> _Supplied material_
· · · ·
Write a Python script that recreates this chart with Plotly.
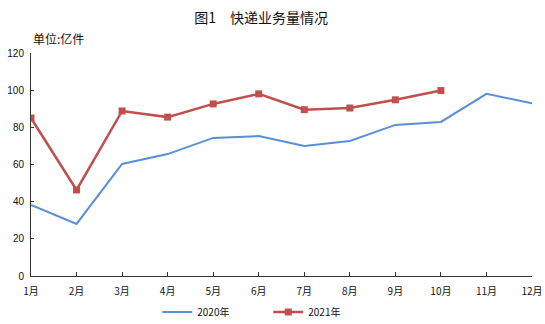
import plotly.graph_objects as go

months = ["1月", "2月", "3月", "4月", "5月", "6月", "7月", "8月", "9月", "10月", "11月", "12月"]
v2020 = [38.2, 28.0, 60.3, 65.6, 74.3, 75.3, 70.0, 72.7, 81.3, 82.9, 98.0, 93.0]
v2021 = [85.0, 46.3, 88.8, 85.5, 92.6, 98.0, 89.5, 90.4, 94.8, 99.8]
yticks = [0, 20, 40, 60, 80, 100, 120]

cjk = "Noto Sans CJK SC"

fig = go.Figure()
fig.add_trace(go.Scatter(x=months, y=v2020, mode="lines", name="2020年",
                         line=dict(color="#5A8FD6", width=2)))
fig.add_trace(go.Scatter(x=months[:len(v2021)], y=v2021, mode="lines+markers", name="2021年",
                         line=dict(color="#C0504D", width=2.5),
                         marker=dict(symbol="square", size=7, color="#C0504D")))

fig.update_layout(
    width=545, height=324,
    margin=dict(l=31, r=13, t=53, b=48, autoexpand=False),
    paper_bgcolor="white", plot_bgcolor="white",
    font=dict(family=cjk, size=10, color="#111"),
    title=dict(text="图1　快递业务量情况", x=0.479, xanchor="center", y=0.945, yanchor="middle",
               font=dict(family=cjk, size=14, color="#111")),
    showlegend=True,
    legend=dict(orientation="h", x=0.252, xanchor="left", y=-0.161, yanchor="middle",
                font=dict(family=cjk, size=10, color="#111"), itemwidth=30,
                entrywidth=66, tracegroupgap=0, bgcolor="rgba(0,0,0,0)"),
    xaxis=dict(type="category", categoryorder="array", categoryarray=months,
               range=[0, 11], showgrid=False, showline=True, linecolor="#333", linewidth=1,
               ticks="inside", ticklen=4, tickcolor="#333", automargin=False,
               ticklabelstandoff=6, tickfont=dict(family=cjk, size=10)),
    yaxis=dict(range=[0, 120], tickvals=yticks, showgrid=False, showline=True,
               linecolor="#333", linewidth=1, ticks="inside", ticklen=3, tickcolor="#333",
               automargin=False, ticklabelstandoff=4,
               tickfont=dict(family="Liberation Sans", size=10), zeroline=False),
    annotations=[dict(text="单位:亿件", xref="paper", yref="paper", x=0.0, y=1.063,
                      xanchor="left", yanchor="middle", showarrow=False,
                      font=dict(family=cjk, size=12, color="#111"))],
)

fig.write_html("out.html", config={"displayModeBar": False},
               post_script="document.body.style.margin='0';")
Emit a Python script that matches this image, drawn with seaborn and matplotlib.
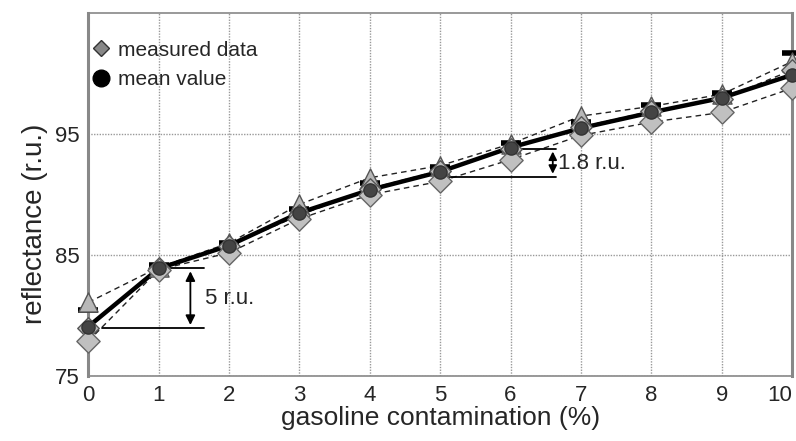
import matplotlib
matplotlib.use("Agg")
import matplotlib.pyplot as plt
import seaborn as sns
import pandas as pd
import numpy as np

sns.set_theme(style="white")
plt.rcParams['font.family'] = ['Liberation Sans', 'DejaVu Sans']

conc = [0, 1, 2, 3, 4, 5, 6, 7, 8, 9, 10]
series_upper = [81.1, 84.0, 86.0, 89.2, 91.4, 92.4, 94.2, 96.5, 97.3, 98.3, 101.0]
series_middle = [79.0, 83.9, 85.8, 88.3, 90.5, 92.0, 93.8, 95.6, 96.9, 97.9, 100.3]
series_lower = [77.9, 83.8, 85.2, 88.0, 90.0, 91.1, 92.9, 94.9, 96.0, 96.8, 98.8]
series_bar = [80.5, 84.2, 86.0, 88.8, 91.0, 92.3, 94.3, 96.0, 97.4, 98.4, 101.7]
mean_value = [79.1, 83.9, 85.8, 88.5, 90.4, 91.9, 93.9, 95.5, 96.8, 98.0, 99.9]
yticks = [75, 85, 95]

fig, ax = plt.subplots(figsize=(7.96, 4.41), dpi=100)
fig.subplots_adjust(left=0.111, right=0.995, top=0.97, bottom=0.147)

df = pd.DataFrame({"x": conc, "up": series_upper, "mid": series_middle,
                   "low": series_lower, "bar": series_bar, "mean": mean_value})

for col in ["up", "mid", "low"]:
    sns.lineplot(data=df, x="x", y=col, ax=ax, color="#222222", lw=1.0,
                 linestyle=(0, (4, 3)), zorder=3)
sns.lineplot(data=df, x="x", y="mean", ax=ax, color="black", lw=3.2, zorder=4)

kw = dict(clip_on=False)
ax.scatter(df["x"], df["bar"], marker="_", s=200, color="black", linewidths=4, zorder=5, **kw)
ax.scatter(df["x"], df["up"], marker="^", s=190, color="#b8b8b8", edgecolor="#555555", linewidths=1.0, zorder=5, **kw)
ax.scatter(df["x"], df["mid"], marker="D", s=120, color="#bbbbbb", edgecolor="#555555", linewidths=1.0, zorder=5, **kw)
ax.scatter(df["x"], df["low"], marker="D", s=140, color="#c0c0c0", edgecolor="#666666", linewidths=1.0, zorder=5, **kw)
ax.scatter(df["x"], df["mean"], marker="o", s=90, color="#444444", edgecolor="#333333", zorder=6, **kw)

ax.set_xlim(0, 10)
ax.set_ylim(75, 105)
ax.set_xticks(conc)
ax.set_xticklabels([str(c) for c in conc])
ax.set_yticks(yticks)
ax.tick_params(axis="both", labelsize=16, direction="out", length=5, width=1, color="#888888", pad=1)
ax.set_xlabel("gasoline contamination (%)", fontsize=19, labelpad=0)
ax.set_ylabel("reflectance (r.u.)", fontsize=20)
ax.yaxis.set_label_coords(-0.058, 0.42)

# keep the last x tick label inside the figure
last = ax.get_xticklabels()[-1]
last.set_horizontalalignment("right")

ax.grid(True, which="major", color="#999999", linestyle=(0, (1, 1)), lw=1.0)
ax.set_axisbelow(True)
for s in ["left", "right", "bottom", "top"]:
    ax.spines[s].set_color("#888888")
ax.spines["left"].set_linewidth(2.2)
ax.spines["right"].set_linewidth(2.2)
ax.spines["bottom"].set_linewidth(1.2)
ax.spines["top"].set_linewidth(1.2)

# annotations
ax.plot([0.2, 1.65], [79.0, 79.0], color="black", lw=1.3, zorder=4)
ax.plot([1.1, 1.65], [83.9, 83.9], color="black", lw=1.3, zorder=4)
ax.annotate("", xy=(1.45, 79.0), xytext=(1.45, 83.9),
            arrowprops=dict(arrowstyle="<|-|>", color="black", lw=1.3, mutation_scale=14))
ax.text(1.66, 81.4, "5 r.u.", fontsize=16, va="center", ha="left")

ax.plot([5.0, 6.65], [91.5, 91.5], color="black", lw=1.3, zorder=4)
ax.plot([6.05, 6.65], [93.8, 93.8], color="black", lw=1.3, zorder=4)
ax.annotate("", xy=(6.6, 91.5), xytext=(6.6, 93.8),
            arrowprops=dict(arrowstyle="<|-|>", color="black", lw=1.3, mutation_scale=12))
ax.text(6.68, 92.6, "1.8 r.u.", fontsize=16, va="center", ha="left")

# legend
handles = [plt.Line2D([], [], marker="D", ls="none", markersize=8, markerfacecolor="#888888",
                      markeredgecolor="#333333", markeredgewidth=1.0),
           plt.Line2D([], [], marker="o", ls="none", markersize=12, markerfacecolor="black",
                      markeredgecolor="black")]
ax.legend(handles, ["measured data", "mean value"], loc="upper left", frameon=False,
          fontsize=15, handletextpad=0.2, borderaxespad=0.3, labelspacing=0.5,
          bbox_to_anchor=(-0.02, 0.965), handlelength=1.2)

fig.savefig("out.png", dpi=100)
· · · ·
> _Goal_
Each record must be quoted in full and exactly. Do not include the pictures.

> _Solution for this task_
Write a Python script that recreates this chart with Plotly.
import plotly.graph_objects as go

months = ["1月", "2月", "3月", "4月", "5月", "6月", "7月", "8月", "9月", "10月", "11月", "12月"]
v2020 = [38.2, 28.0, 60.3, 65.6, 74.3, 75.3, 70.0, 72.7, 81.3, 82.9, 98.0, 93.0]
v2021 = [85.0, 46.3, 88.8, 85.5, 92.6, 98.0, 89.5, 90.4, 94.8, 99.8]
yticks = [0, 20, 40, 60, 80, 100, 120]

cjk = "Noto Sans CJK SC"

fig = go.Figure()
fig.add_trace(go.Scatter(x=months, y=v2020, mode="lines", name="2020年",
                         line=dict(color="#5A8FD6", width=2)))
fig.add_trace(go.Scatter(x=months[:len(v2021)], y=v2021, mode="lines+markers", name="2021年",
                         line=dict(color="#C0504D", width=2.5),
                         marker=dict(symbol="square", size=7, color="#C0504D")))

fig.update_layout(
    width=545, height=324,
    margin=dict(l=31, r=13, t=53, b=48, autoexpand=False),
    paper_bgcolor="white", plot_bgcolor="white",
    font=dict(family=cjk, size=10, color="#111"),
    title=dict(text="图1　快递业务量情况", x=0.479, xanchor="center", y=0.945, yanchor="middle",
               font=dict(family=cjk, size=14, color="#111")),
    showlegend=True,
    legend=dict(orientation="h", x=0.252, xanchor="left", y=-0.161, yanchor="middle",
                font=dict(family=cjk, size=10, color="#111"), itemwidth=30,
                entrywidth=66, tracegroupgap=0, bgcolor="rgba(0,0,0,0)"),
    xaxis=dict(type="category", categoryorder="array", categoryarray=months,
               range=[0, 11], showgrid=False, showline=True, linecolor="#333", linewidth=1,
               ticks="inside", ticklen=4, tickcolor="#333", automargin=False,
               ticklabelstandoff=6, tickfont=dict(family=cjk, size=10)),
    yaxis=dict(range=[0, 120], tickvals=yticks, showgrid=False, showline=True,
               linecolor="#333", linewidth=1, ticks="inside", ticklen=3, tickcolor="#333",
               automargin=False, ticklabelstandoff=4,
               tickfont=dict(family="Liberation Sans", size=10), zeroline=False),
    annotations=[dict(text="单位:亿件", xref="paper", yref="paper", x=0.0, y=1.063,
                      xanchor="left", yanchor="middle", showarrow=False,
                      font=dict(family=cjk, size=12, color="#111"))],
)

fig.write_html("out.html", config={"displayModeBar": False},
               post_script="document.body.style.margin='0';")
Emit a Python script that matches this image, drawn with seaborn and matplotlib.
import matplotlib
matplotlib.use("Agg")
import matplotlib.pyplot as plt
import seaborn as sns
import pandas as pd
import numpy as np

sns.set_theme(style="white")
plt.rcParams['font.family'] = ['Liberation Sans', 'DejaVu Sans']

conc = [0, 1, 2, 3, 4, 5, 6, 7, 8, 9, 10]
series_upper = [81.1, 84.0, 86.0, 89.2, 91.4, 92.4, 94.2, 96.5, 97.3, 98.3, 101.0]
series_middle = [79.0, 83.9, 85.8, 88.3, 90.5, 92.0, 93.8, 95.6, 96.9, 97.9, 100.3]
series_lower = [77.9, 83.8, 85.2, 88.0, 90.0, 91.1, 92.9, 94.9, 96.0, 96.8, 98.8]
series_bar = [80.5, 84.2, 86.0, 88.8, 91.0, 92.3, 94.3, 96.0, 97.4, 98.4, 101.7]
mean_value = [79.1, 83.9, 85.8, 88.5, 90.4, 91.9, 93.9, 95.5, 96.8, 98.0, 99.9]
yticks = [75, 85, 95]

fig, ax = plt.subplots(figsize=(7.96, 4.41), dpi=100)
fig.subplots_adjust(left=0.111, right=0.995, top=0.97, bottom=0.147)

df = pd.DataFrame({"x": conc, "up": series_upper, "mid": series_middle,
                   "low": series_lower, "bar": series_bar, "mean": mean_value})

for col in ["up", "mid", "low"]:
    sns.lineplot(data=df, x="x", y=col, ax=ax, color="#222222", lw=1.0,
                 linestyle=(0, (4, 3)), zorder=3)
sns.lineplot(data=df, x="x", y="mean", ax=ax, color="black", lw=3.2, zorder=4)

kw = dict(clip_on=False)
ax.scatter(df["x"], df["bar"], marker="_", s=200, color="black", linewidths=4, zorder=5, **kw)
ax.scatter(df["x"], df["up"], marker="^", s=190, color="#b8b8b8", edgecolor="#555555", linewidths=1.0, zorder=5, **kw)
ax.scatter(df["x"], df["mid"], marker="D", s=120, color="#bbbbbb", edgecolor="#555555", linewidths=1.0, zorder=5, **kw)
ax.scatter(df["x"], df["low"], marker="D", s=140, color="#c0c0c0", edgecolor="#666666", linewidths=1.0, zorder=5, **kw)
ax.scatter(df["x"], df["mean"], marker="o", s=90, color="#444444", edgecolor="#333333", zorder=6, **kw)

ax.set_xlim(0, 10)
ax.set_ylim(75, 105)
ax.set_xticks(conc)
ax.set_xticklabels([str(c) for c in conc])
ax.set_yticks(yticks)
ax.tick_params(axis="both", labelsize=16, direction="out", length=5, width=1, color="#888888", pad=1)
ax.set_xlabel("gasoline contamination (%)", fontsize=19, labelpad=0)
ax.set_ylabel("reflectance (r.u.)", fontsize=20)
ax.yaxis.set_label_coords(-0.058, 0.42)

# keep the last x tick label inside the figure
last = ax.get_xticklabels()[-1]
last.set_horizontalalignment("right")

ax.grid(True, which="major", color="#999999", linestyle=(0, (1, 1)), lw=1.0)
ax.set_axisbelow(True)
for s in ["left", "right", "bottom", "top"]:
    ax.spines[s].set_color("#888888")
ax.spines["left"].set_linewidth(2.2)
ax.spines["right"].set_linewidth(2.2)
ax.spines["bottom"].set_linewidth(1.2)
ax.spines["top"].set_linewidth(1.2)

# annotations
ax.plot([0.2, 1.65], [79.0, 79.0], color="black", lw=1.3, zorder=4)
ax.plot([1.1, 1.65], [83.9, 83.9], color="black", lw=1.3, zorder=4)
ax.annotate("", xy=(1.45, 79.0), xytext=(1.45, 83.9),
            arrowprops=dict(arrowstyle="<|-|>", color="black", lw=1.3, mutation_scale=14))
ax.text(1.66, 81.4, "5 r.u.", fontsize=16, va="center", ha="left")

ax.plot([5.0, 6.65], [91.5, 91.5], color="black", lw=1.3, zorder=4)
ax.plot([6.05, 6.65], [93.8, 93.8], color="black", lw=1.3, zorder=4)
ax.annotate("", xy=(6.6, 91.5), xytext=(6.6, 93.8),
            arrowprops=dict(arrowstyle="<|-|>", color="black", lw=1.3, mutation_scale=12))
ax.text(6.68, 92.6, "1.8 r.u.", fontsize=16, va="center", ha="left")

# legend
handles = [plt.Line2D([], [], marker="D", ls="none", markersize=8, markerfacecolor="#888888",
                      markeredgecolor="#333333", markeredgewidth=1.0),
           plt.Line2D([], [], marker="o", ls="none", markersize=12, markerfacecolor="black",
                      markeredgecolor="black")]
ax.legend(handles, ["measured data", "mean value"], loc="upper left", frameon=False,
          fontsize=15, handletextpad=0.2, borderaxespad=0.3, labelspacing=0.5,
          bbox_to_anchor=(-0.02, 0.965), handlelength=1.2)

fig.savefig("out.png", dpi=100)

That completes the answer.